In our bustling society, opportunities for direct communication and intimacy are increasingly precious, and we might get out of the habit of careful listening and observing. The moments a child of mine once called "a piece of quiet" are few and far between as television and videos bombard us with so-called relaxation. It's easy to forget about the over-stimulation a child may receive from a violent image on the nightly news or a furtive peek at an explicit scene in a serial drama.
In addition to major life events that occur in the natural course of children's growth and development, teachers also face the reality that divorce, sex, violence, drugs, abuse, and death have become familiar issues in children's lives, both in and out of school.
From the death of a favorite class pet to more serious issues, teachers are expected to know what to say and how to respond to children's concerns and confusion. And there is no easy "how to" for teachers and parents seeking help in talking with children about tough topics. Adults face formidable odds in trying to converse meaningfully with youngsters, but our task will be easier if we try to remain honest without providing an overwhelming amount of information.
Here are some guidelines to help you cope with the challenge.
Watch children's actions and listen closely to their questions. This will help you know what they are thinking and feeling, wondering about, and looking for from you.
Understand what children can digest at various ages and stages. When children hear, see, or are told information beyond their capacity to comprehend, they usually end up with a mound of misinformation. Explanations geared to a child's developmental level build understanding and encourage questions.

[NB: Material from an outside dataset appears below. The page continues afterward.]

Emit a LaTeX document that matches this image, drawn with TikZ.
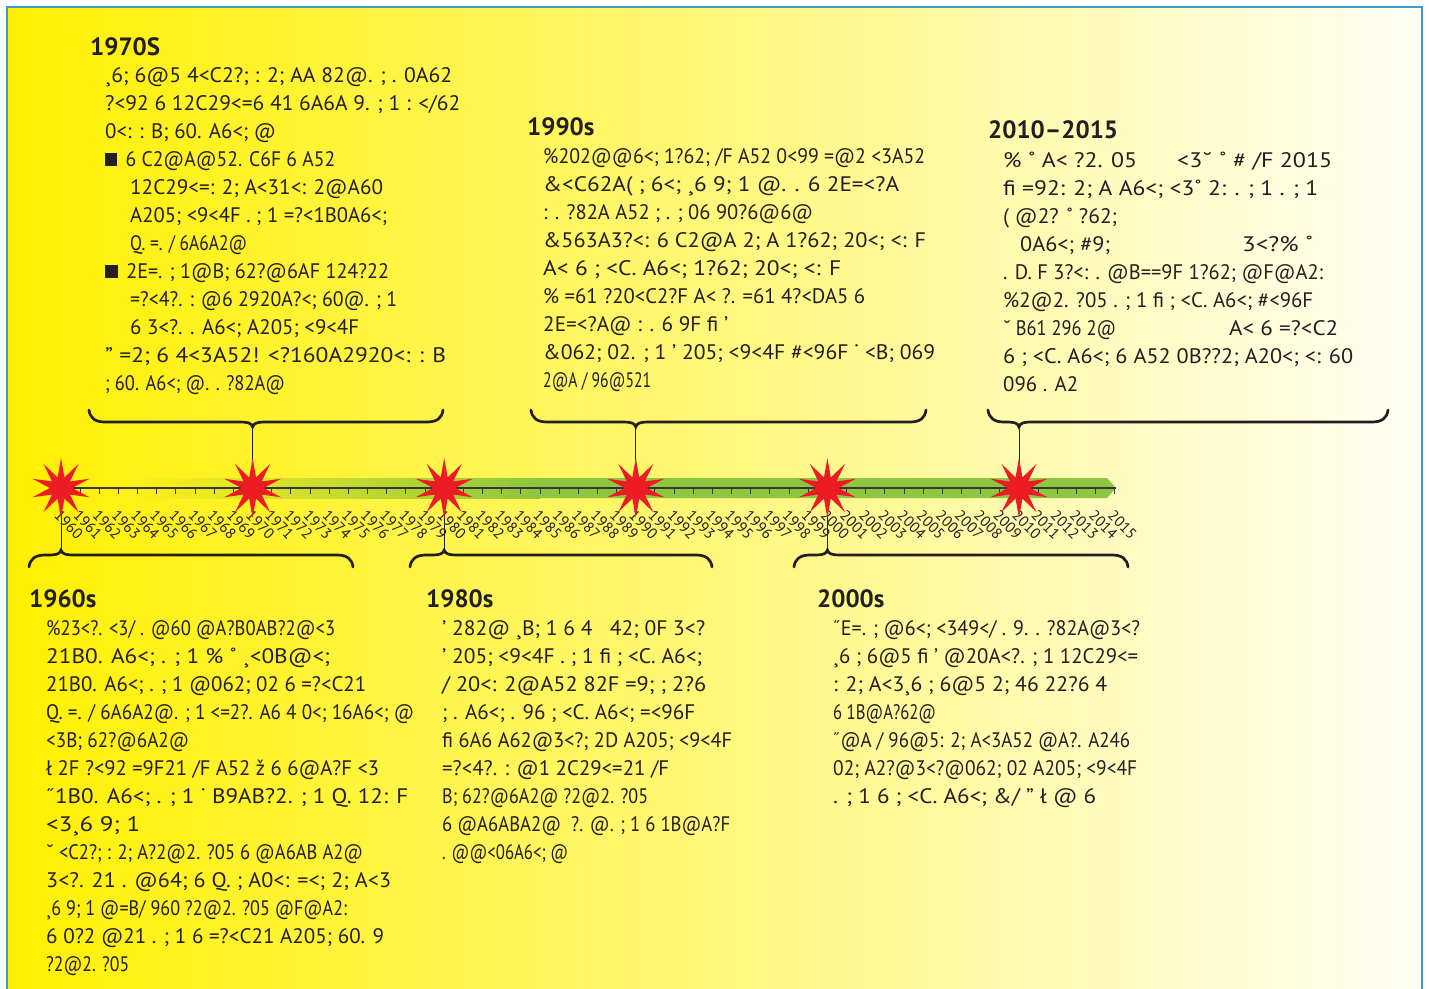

Use children's books as tools for discussion. Although we are surrounded by incessant visual stimulation, we can also rely on the tremendous power of story and the written word. Children's books are, among their other joys, immensely powerful vehicles for discussion. Think of books as tools, and use them to help you respond to young children.
Remember that families each have their own specific feelings and values in regard to complex issues. When tough topics arise in school, parents should be contacted and consulted. Together, you can come up with appropriate information and approaches that are comfortable for all.